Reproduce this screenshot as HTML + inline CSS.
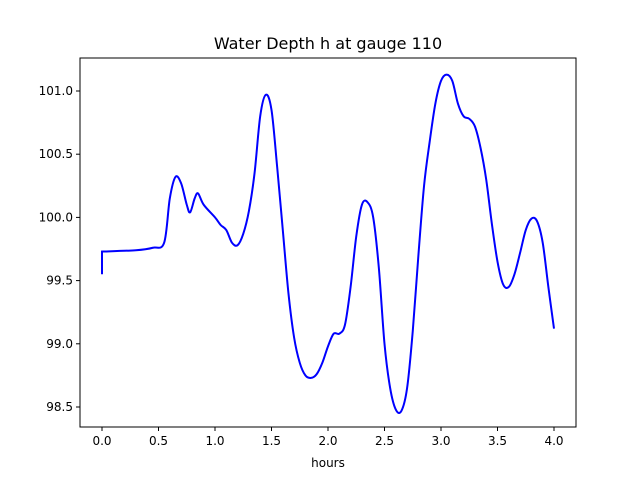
<!DOCTYPE html>
<html><head><meta charset="utf-8"><style>
body{margin:0;background:#fff;}
svg text{font-family:"DejaVu Sans","Liberation Sans",sans-serif;}
</style></head><body>
<svg id="chart" width="640" height="480" xmlns="http://www.w3.org/2000/svg">
<rect width="640" height="480" fill="#fff"/>
<text x="328" y="49" font-size="16" text-anchor="middle">Water Depth h at gauge 110</text>
<g id="axes"></g>
<path id="line" fill="none" stroke="#0000ff" stroke-width="2"/>
<rect x="80" y="58" width="496" height="369" fill="none" stroke="#000" stroke-width="1"/>
<text x="328" y="467" font-size="12" text-anchor="middle">hours</text>
</svg>
<script>
const times=[0,0,0.3,0.45,0.55,0.6,0.65,0.7,0.75,0.78,0.82,0.85,0.9,1.0,1.05,1.1,1.15,1.2,1.25,1.3,1.35,1.4,1.45,1.5,1.55,1.6,1.65,1.7,1.75,1.8,1.85,1.9,1.95,2.0,2.05,2.1,2.15,2.2,2.25,2.3,2.35,2.4,2.45,2.5,2.55,2.6,2.65,2.7,2.75,2.8,2.85,2.9,2.95,3.0,3.05,3.1,3.15,3.2,3.25,3.3,3.35,3.4,3.45,3.5,3.55,3.6,3.65,3.7,3.75,3.8,3.85,3.9,3.95,4.0];
const depths=[99.55,99.73,99.74,99.76,99.8,100.15,100.32,100.27,100.1,100.04,100.15,100.19,100.1,100.0,99.94,99.9,99.8,99.78,99.87,100.05,100.35,100.8,100.97,100.85,100.4,99.9,99.4,99.05,98.85,98.75,98.73,98.76,98.85,98.98,99.08,99.08,99.15,99.45,99.85,100.1,100.12,100.0,99.6,99.0,98.65,98.48,98.47,98.65,99.1,99.7,100.25,100.6,100.9,101.08,101.13,101.08,100.9,100.8,100.78,100.72,100.55,100.3,99.95,99.65,99.47,99.45,99.55,99.72,99.9,99.99,99.97,99.8,99.45,99.12];
const xTicks=[0,0.5,1,1.5,2,2.5,3,3.5,4];
const xTickLabels=["0.0","0.5","1.0","1.5","2.0","2.5","3.0","3.5","4.0"];
const yTicks=[98.5,99,99.5,100,100.5,101];
const yTickLabels=["98.5","99.0","99.5","100.0","100.5","101.0"];
const X=v=>102+v*113;
const Y=v=>407-(v-98.5)*126.4;
const ns="http://www.w3.org/2000/svg";
const ax=document.getElementById('axes');
function mk(t,a){const e=document.createElementNS(ns,t);for(const k in a)e.setAttribute(k,a[k]);ax.appendChild(e);return e;}
xTicks.forEach((v,i)=>{
 const l=mk('line',{x1:X(v),x2:X(v),y1:427,y2:431,stroke:'#000'});
 
 
 const t=mk('text',{x:X(v),y:445,'font-size':12,'text-anchor':'middle'});t.textContent=xTickLabels[i];
 
 
});
yTicks.forEach((v,i)=>{
 const l=mk('line',{x1:76,x2:80,y1:Y(v),y2:Y(v),stroke:'#000'});
 
 
 const t=mk('text',{x:73,y:Y(v)+4,'font-size':12,'text-anchor':'end'});t.textContent=yTickLabels[i];
 
 
});
const pts=times.map((t,i)=>[X(t),Y(depths[i])]);
let d='M'+pts[0][0]+','+pts[0][1]+' L'+pts[1][0]+','+pts[1][1];
for(let i=1;i<pts.length-1;i++){
 const p0=pts[Math.max(i-1,1)],p1=pts[i],p2=pts[i+1],p3=pts[Math.min(i+2,pts.length-1)];
 const c1=[p1[0]+(p2[0]-p0[0])/6,p1[1]+(p2[1]-p0[1])/6];
 const c2=[p2[0]-(p3[0]-p1[0])/6,p2[1]-(p3[1]-p1[1])/6];
 d+=' C'+c1[0]+','+c1[1]+' '+c2[0]+','+c2[1]+' '+p2[0]+','+p2[1];
}
document.getElementById('line').setAttribute('d',d);
</script>
</body></html>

■ Your goal
Reproduce all of the material exactly, apart from the pictures.

■ Written reply
Reproduce this screenshot as HTML + inline CSS.
<!DOCTYPE html>
<html><head><meta charset="utf-8"><style>
body{margin:0;background:#fff;}
svg text{font-family:"DejaVu Sans","Liberation Sans",sans-serif;}
</style></head><body>
<svg id="chart" width="640" height="480" xmlns="http://www.w3.org/2000/svg">
<rect width="640" height="480" fill="#fff"/>
<text x="328" y="49" font-size="16" text-anchor="middle">Water Depth h at gauge 110</text>
<g id="axes"></g>
<path id="line" fill="none" stroke="#0000ff" stroke-width="2"/>
<rect x="80" y="58" width="496" height="369" fill="none" stroke="#000" stroke-width="1"/>
<text x="328" y="467" font-size="12" text-anchor="middle">hours</text>
</svg>
<script>
const times=[0,0,0.3,0.45,0.55,0.6,0.65,0.7,0.75,0.78,0.82,0.85,0.9,1.0,1.05,1.1,1.15,1.2,1.25,1.3,1.35,1.4,1.45,1.5,1.55,1.6,1.65,1.7,1.75,1.8,1.85,1.9,1.95,2.0,2.05,2.1,2.15,2.2,2.25,2.3,2.35,2.4,2.45,2.5,2.55,2.6,2.65,2.7,2.75,2.8,2.85,2.9,2.95,3.0,3.05,3.1,3.15,3.2,3.25,3.3,3.35,3.4,3.45,3.5,3.55,3.6,3.65,3.7,3.75,3.8,3.85,3.9,3.95,4.0];
const depths=[99.55,99.73,99.74,99.76,99.8,100.15,100.32,100.27,100.1,100.04,100.15,100.19,100.1,100.0,99.94,99.9,99.8,99.78,99.87,100.05,100.35,100.8,100.97,100.85,100.4,99.9,99.4,99.05,98.85,98.75,98.73,98.76,98.85,98.98,99.08,99.08,99.15,99.45,99.85,100.1,100.12,100.0,99.6,99.0,98.65,98.48,98.47,98.65,99.1,99.7,100.25,100.6,100.9,101.08,101.13,101.08,100.9,100.8,100.78,100.72,100.55,100.3,99.95,99.65,99.47,99.45,99.55,99.72,99.9,99.99,99.97,99.8,99.45,99.12];
const xTicks=[0,0.5,1,1.5,2,2.5,3,3.5,4];
const xTickLabels=["0.0","0.5","1.0","1.5","2.0","2.5","3.0","3.5","4.0"];
const yTicks=[98.5,99,99.5,100,100.5,101];
const yTickLabels=["98.5","99.0","99.5","100.0","100.5","101.0"];
const X=v=>102+v*113;
const Y=v=>407-(v-98.5)*126.4;
const ns="http://www.w3.org/2000/svg";
const ax=document.getElementById('axes');
function mk(t,a){const e=document.createElementNS(ns,t);for(const k in a)e.setAttribute(k,a[k]);ax.appendChild(e);return e;}
xTicks.forEach((v,i)=>{
 const l=mk('line',{x1:X(v),x2:X(v),y1:427,y2:431,stroke:'#000'});
 
 
 const t=mk('text',{x:X(v),y:445,'font-size':12,'text-anchor':'middle'});t.textContent=xTickLabels[i];
 
 
});
yTicks.forEach((v,i)=>{
 const l=mk('line',{x1:76,x2:80,y1:Y(v),y2:Y(v),stroke:'#000'});
 
 
 const t=mk('text',{x:73,y:Y(v)+4,'font-size':12,'text-anchor':'end'});t.textContent=yTickLabels[i];
 
 
});
const pts=times.map((t,i)=>[X(t),Y(depths[i])]);
let d='M'+pts[0][0]+','+pts[0][1]+' L'+pts[1][0]+','+pts[1][1];
for(let i=1;i<pts.length-1;i++){
 const p0=pts[Math.max(i-1,1)],p1=pts[i],p2=pts[i+1],p3=pts[Math.min(i+2,pts.length-1)];
 const c1=[p1[0]+(p2[0]-p0[0])/6,p1[1]+(p2[1]-p0[1])/6];
 const c2=[p2[0]-(p3[0]-p1[0])/6,p2[1]-(p3[1]-p1[1])/6];
 d+=' C'+c1[0]+','+c1[1]+' '+c2[0]+','+c2[1]+' '+p2[0]+','+p2[1];
}
document.getElementById('line').setAttribute('d',d);
</script>
</body></html>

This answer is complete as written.